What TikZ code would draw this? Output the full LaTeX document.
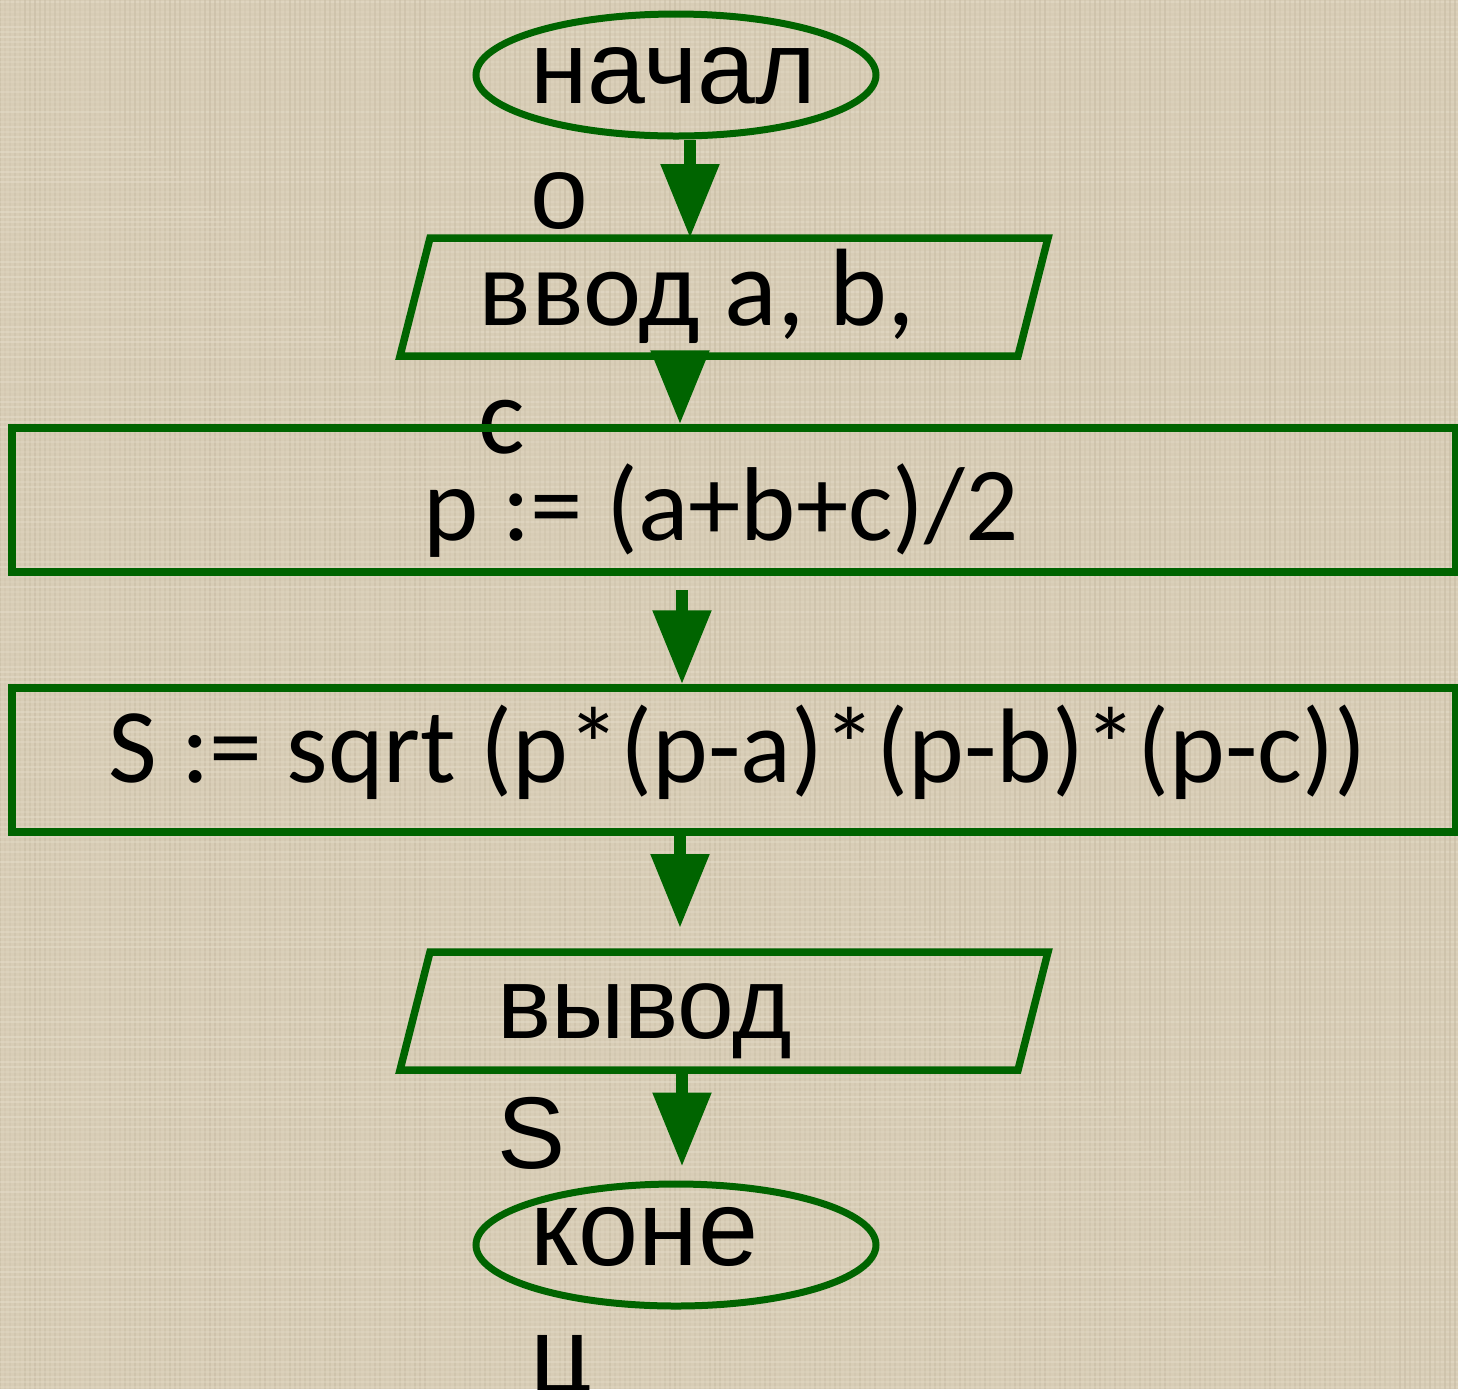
\documentclass[tikz,border=0pt]{standalone}
\usepackage{fontspec}
\setmainfont{Carlito}
\newfontfamily\arialfont{Liberation Sans}
\usetikzlibrary{arrows.meta,shapes.geometric}
\definecolor{flowgreen}{RGB}{0,100,0}
\definecolor{linen}{RGB}{216,205,182}
\definecolor{linendark}{RGB}{196,184,160}
\definecolor{linenlight}{RGB}{232,224,206}

\tikzset{
	box/.style={draw=flowgreen, line width=3.75pt, rectangle, inner sep=0pt, minimum width=722pt, minimum height=72pt},
	iobox/.style={rectangle, inner sep=0pt, outer sep=0pt, minimum width=324pt, minimum height=59pt},
	term/.style={draw=flowgreen, line width=3.5pt, ellipse, inner sep=0pt, minimum width=200pt, minimum height=61pt},
	flow/.style={draw=flowgreen, line width=6pt, -{Triangle[width=28pt,length=37pt]}},
	txt/.style={align=left, inner sep=0pt, text=black},
}
% slanted frame round an input/output block
\def\ioframe(#1){\draw[flowgreen, line width=3.75pt, line join=miter] (#1.south west) -- ([xshift=15pt]#1.north west) -- (#1.north east) -- ([xshift=-15pt]#1.south east) -- cycle;}

\begin{document}
\begin{tikzpicture}[x=0.5pt, y=-0.5pt]
			%%%%% START %%%%%
			
			\fill[linen] (0, 0) rectangle (1458, 1389);
			\useasboundingbox (0, 0) rectangle (1458, 1389);
			
			% woven cloth
			\pgfmathsetseed{7}
			\foreach \i in {0,5,...,1455}{
				\pgfmathsetmacro\op{0.15+0.35*rnd}
				\draw[linendark, line width=0.8pt, opacity=\op] (\i, 0) -- (\i, 1389);
				\draw[linenlight, line width=0.8pt, opacity=\op] (0, \i+2) -- (1458, \i+2);
			}
			
			% texts first, the green lines go over them
			\node[txt, anchor=base west, font=\arialfont\fontsize{52pt}{62.5pt}\selectfont] (startlbl) at (530, 228) {начал\\о};
			\node[txt, anchor=base west, font=\fontsize{55pt}{64pt}\selectfont] (inlbl) at (478, 453) {ввод a, b,\\c};
			\node[txt, anchor=base, font=\fontsize{52.5pt}{63pt}\selectfont] (plbl) at (721, 540) {p := (a+b+c)/2};
			\node[txt, anchor=base, font=\fontsize{53pt}{63pt}\selectfont] (slbl) at (738, 782) {S := sqrt (p*(p-a)*(p-b)*(p-c))};
			\node[txt, anchor=base west, font=\arialfont\fontsize{51pt}{65pt}\selectfont] (outlbl) at (497, 1168) {вывод\\S};
			\node[txt, anchor=base west, font=\arialfont\fontsize{54pt}{63.5pt}\selectfont] (endlbl) at (530, 1392) {коне\\ц};
			
			% blocks
			\node[term] (start) at (676, 75) {};
			\node[iobox] (in) at (724, 297) {};
			\ioframe(in)
			\node[box] (calcp) at (734, 500) {};
			\node[box] (calcs) at (734, 760) {};
			\node[iobox] (out) at (724, 1011) {};
			\ioframe(out)
			\node[term] (stop) at (676, 1245) {};
			
			% arrows
			\draw[flow] ([xshift=7pt]start.south) -- ([xshift=7pt]start.south |- in.north);
			\draw[flow] ([xshift=-22pt]in.south) -- ([xshift=-22pt]in.south |- calcp.north);
			\draw[flow, shorten <=7pt] ([xshift=-26pt]calcp.south) -- ([xshift=-26pt]calcp.south |- calcs.north);
			\draw[flow] ([xshift=-27pt]calcs.south) -- ([xshift=-27pt, yshift=12pt]calcs.south |- out.north);
			\draw[flow] ([xshift=-21pt]out.south) -- ([xshift=-21pt, yshift=7pt]out.south |- stop.north);
			
			%%%%% END %%%%%
\end{tikzpicture}
\end{document}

**Stated problem**. Make an exact copy of the listing above. Do not include the pictures.

**Reply**.
What TikZ code would draw this? Output the full LaTeX document.
\documentclass[tikz,border=0pt]{standalone}
\usepackage{fontspec}
\setmainfont{Carlito}
\newfontfamily\arialfont{Liberation Sans}
\usetikzlibrary{arrows.meta,shapes.geometric}
\definecolor{flowgreen}{RGB}{0,100,0}
\definecolor{linen}{RGB}{216,205,182}
\definecolor{linendark}{RGB}{196,184,160}
\definecolor{linenlight}{RGB}{232,224,206}

\tikzset{
	box/.style={draw=flowgreen, line width=3.75pt, rectangle, inner sep=0pt, minimum width=722pt, minimum height=72pt},
	iobox/.style={rectangle, inner sep=0pt, outer sep=0pt, minimum width=324pt, minimum height=59pt},
	term/.style={draw=flowgreen, line width=3.5pt, ellipse, inner sep=0pt, minimum width=200pt, minimum height=61pt},
	flow/.style={draw=flowgreen, line width=6pt, -{Triangle[width=28pt,length=37pt]}},
	txt/.style={align=left, inner sep=0pt, text=black},
}
% slanted frame round an input/output block
\def\ioframe(#1){\draw[flowgreen, line width=3.75pt, line join=miter] (#1.south west) -- ([xshift=15pt]#1.north west) -- (#1.north east) -- ([xshift=-15pt]#1.south east) -- cycle;}

\begin{document}
\begin{tikzpicture}[x=0.5pt, y=-0.5pt]
			%%%%% START %%%%%
			
			\fill[linen] (0, 0) rectangle (1458, 1389);
			\useasboundingbox (0, 0) rectangle (1458, 1389);
			
			% woven cloth
			\pgfmathsetseed{7}
			\foreach \i in {0,5,...,1455}{
				\pgfmathsetmacro\op{0.15+0.35*rnd}
				\draw[linendark, line width=0.8pt, opacity=\op] (\i, 0) -- (\i, 1389);
				\draw[linenlight, line width=0.8pt, opacity=\op] (0, \i+2) -- (1458, \i+2);
			}
			
			% texts first, the green lines go over them
			\node[txt, anchor=base west, font=\arialfont\fontsize{52pt}{62.5pt}\selectfont] (startlbl) at (530, 228) {начал\\о};
			\node[txt, anchor=base west, font=\fontsize{55pt}{64pt}\selectfont] (inlbl) at (478, 453) {ввод a, b,\\c};
			\node[txt, anchor=base, font=\fontsize{52.5pt}{63pt}\selectfont] (plbl) at (721, 540) {p := (a+b+c)/2};
			\node[txt, anchor=base, font=\fontsize{53pt}{63pt}\selectfont] (slbl) at (738, 782) {S := sqrt (p*(p-a)*(p-b)*(p-c))};
			\node[txt, anchor=base west, font=\arialfont\fontsize{51pt}{65pt}\selectfont] (outlbl) at (497, 1168) {вывод\\S};
			\node[txt, anchor=base west, font=\arialfont\fontsize{54pt}{63.5pt}\selectfont] (endlbl) at (530, 1392) {коне\\ц};
			
			% blocks
			\node[term] (start) at (676, 75) {};
			\node[iobox] (in) at (724, 297) {};
			\ioframe(in)
			\node[box] (calcp) at (734, 500) {};
			\node[box] (calcs) at (734, 760) {};
			\node[iobox] (out) at (724, 1011) {};
			\ioframe(out)
			\node[term] (stop) at (676, 1245) {};
			
			% arrows
			\draw[flow] ([xshift=7pt]start.south) -- ([xshift=7pt]start.south |- in.north);
			\draw[flow] ([xshift=-22pt]in.south) -- ([xshift=-22pt]in.south |- calcp.north);
			\draw[flow, shorten <=7pt] ([xshift=-26pt]calcp.south) -- ([xshift=-26pt]calcp.south |- calcs.north);
			\draw[flow] ([xshift=-27pt]calcs.south) -- ([xshift=-27pt, yshift=12pt]calcs.south |- out.north);
			\draw[flow] ([xshift=-21pt]out.south) -- ([xshift=-21pt, yshift=7pt]out.south |- stop.north);
			
			%%%%% END %%%%%
\end{tikzpicture}
\end{document}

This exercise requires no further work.